### [EXERCISE BRIEF]
Copy the data exactly; pictures stay out of the copy.

### [COLLECTED DATA]
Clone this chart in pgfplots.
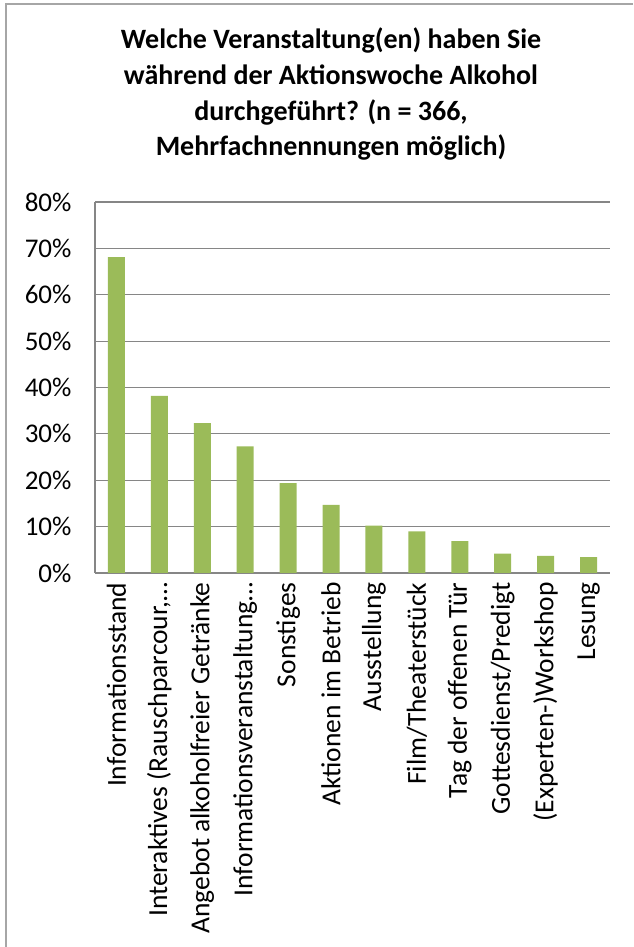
\documentclass[border=0pt]{standalone}
\usepackage{fontspec}
\setmainfont{Carlito}
\usepackage{pgfplots}
\pgfplotsset{compat=1.18}
\definecolor{barg}{HTML}{9BBB59}
\definecolor{gridc}{HTML}{868686}
\definecolor{framec}{HTML}{A6A6A6}
\begin{document}
\begin{tikzpicture}[x=1pt,y=1pt]
\useasboundingbox (0,0) rectangle (633,947);
\draw[framec, line width=1.5pt] (6,0) -- (6,943) -- (633,943);
\begin{scope}[every node/.style={anchor=base, font=\fontsize{28}{32}\selectfont\bfseries, inner sep=0pt}]
\node at (331,898) {Welche Veranstaltung(en) haben Sie};
\node at (331,862) {während der Aktionswoche Alkohol};
\node at (331,826) {durchgeführt? (n = 366,};
\node at (331,791) {Mehrfachnennungen möglich)};
\end{scope}
\begin{axis}[
  at={(95pt,374pt)}, anchor=south west,
  scale only axis, width=515pt, height=371pt,
  ybar, bar width=17pt,
  xmin=-0.5, xmax=11.5, ymin=0, ymax=80,
  ytick={0,10,...,80},
  /pgf/number format/assume math mode=true,
  yticklabel={\pgfmathprintnumber{\tick}\%},
  xtick={0,...,11},
  xticklabels={Informationsstand,
    {Interaktives (Rauschparcour,…\hspace{-11pt}},
    Angebot alkoholfreier Getränke,
    {Informationsveranstaltung…\hspace{-11pt}},
    Sonstiges,
    Aktionen im Betrieb,
    Ausstellung,
    Film/Theaterstück,
    Tag der offenen Tür,
    Gottesdienst/Predigt,
    (Experten-)Workshop,
    Lesung},
  xticklabel style={rotate=90, anchor=east, font=\fontsize{27.5}{30}\selectfont},
  yticklabel style={font=\fontsize{27}{30}\selectfont},
  xticklabel shift=6pt,
  yticklabel shift=20pt,
  major tick length=0pt,
  ymajorgrids,
  grid style={gridc, line width=1.2pt},
  axis x line*=bottom, axis y line*=left,
  axis line style={gridc, line width=1.2pt, -},
]
\addplot[fill=barg, draw=none] coordinates {
(0,68.1) (1,38.2) (2,32.3) (3,27.3) (4,19.4) (5,14.7)
(6,10.2) (7,9.0) (8,6.9) (9,4.2) (10,3.7) (11,3.4)};
\end{axis}
\end{tikzpicture}
\end{document}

### [TASK ANSWER]
Clone this chart in pgfplots.
\documentclass[border=0pt]{standalone}
\usepackage{fontspec}
\setmainfont{Carlito}
\usepackage{pgfplots}
\pgfplotsset{compat=1.18}
\definecolor{barg}{HTML}{9BBB59}
\definecolor{gridc}{HTML}{868686}
\definecolor{framec}{HTML}{A6A6A6}
\begin{document}
\begin{tikzpicture}[x=1pt,y=1pt]
\useasboundingbox (0,0) rectangle (633,947);
\draw[framec, line width=1.5pt] (6,0) -- (6,943) -- (633,943);
\begin{scope}[every node/.style={anchor=base, font=\fontsize{28}{32}\selectfont\bfseries, inner sep=0pt}]
\node at (331,898) {Welche Veranstaltung(en) haben Sie};
\node at (331,862) {während der Aktionswoche Alkohol};
\node at (331,826) {durchgeführt? (n = 366,};
\node at (331,791) {Mehrfachnennungen möglich)};
\end{scope}
\begin{axis}[
  at={(95pt,374pt)}, anchor=south west,
  scale only axis, width=515pt, height=371pt,
  ybar, bar width=17pt,
  xmin=-0.5, xmax=11.5, ymin=0, ymax=80,
  ytick={0,10,...,80},
  /pgf/number format/assume math mode=true,
  yticklabel={\pgfmathprintnumber{\tick}\%},
  xtick={0,...,11},
  xticklabels={Informationsstand,
    {Interaktives (Rauschparcour,…\hspace{-11pt}},
    Angebot alkoholfreier Getränke,
    {Informationsveranstaltung…\hspace{-11pt}},
    Sonstiges,
    Aktionen im Betrieb,
    Ausstellung,
    Film/Theaterstück,
    Tag der offenen Tür,
    Gottesdienst/Predigt,
    (Experten-)Workshop,
    Lesung},
  xticklabel style={rotate=90, anchor=east, font=\fontsize{27.5}{30}\selectfont},
  yticklabel style={font=\fontsize{27}{30}\selectfont},
  xticklabel shift=6pt,
  yticklabel shift=20pt,
  major tick length=0pt,
  ymajorgrids,
  grid style={gridc, line width=1.2pt},
  axis x line*=bottom, axis y line*=left,
  axis line style={gridc, line width=1.2pt, -},
]
\addplot[fill=barg, draw=none] coordinates {
(0,68.1) (1,38.2) (2,32.3) (3,27.3) (4,19.4) (5,14.7)
(6,10.2) (7,9.0) (8,6.9) (9,4.2) (10,3.7) (11,3.4)};
\end{axis}
\end{tikzpicture}
\end{document}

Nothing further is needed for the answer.